Certified organic large tea estates are in an uncomfortable middle ground. They cater to the mass market and cannot ask for a large premium on organic tea. They need to have a high yield and harvest almost all year round. Very often, they use a similar approach to the conventional management, they just have to buy more expensive certified-organic pesticides, which generate less chemical pollution but affect the garden in the same way. They can also use UV lights and sticky papers to reduce the amount of insects in the gardens, workers can pluck the cocoons of certain pests, increased monitoring can allow for a more rapid response to an invasion. But these methods mean they have higher costs than conventional plantations, more workers are needed to attend the gardens and these plantations have a harder time generating a profit.

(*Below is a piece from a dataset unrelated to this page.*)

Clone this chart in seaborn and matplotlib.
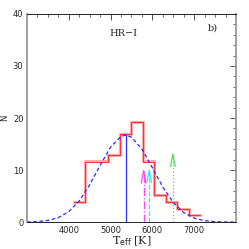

As a conclusion, the management method used depends on the environment you’re in, high altitude makes it easier to not use pesticides. Eventually, it comes down to the willingness of the consumer to pay. The tea enthusiast world can enjoy teas grown without pesticides because they can pay ten times the mass market price for leaves from low-yield gardens. A lot of the tea nowadays is not sold to the consumer as leaves, think of takeaway bubble tea, bottled ice tea or tea served at a restaurant. The mass market industry will always look at ways to reduce the costs and if we want to protect the environment on a large scale, we must rely on government regulations to set a minimum standard for the industry. If you live in a democracy, your vote matters.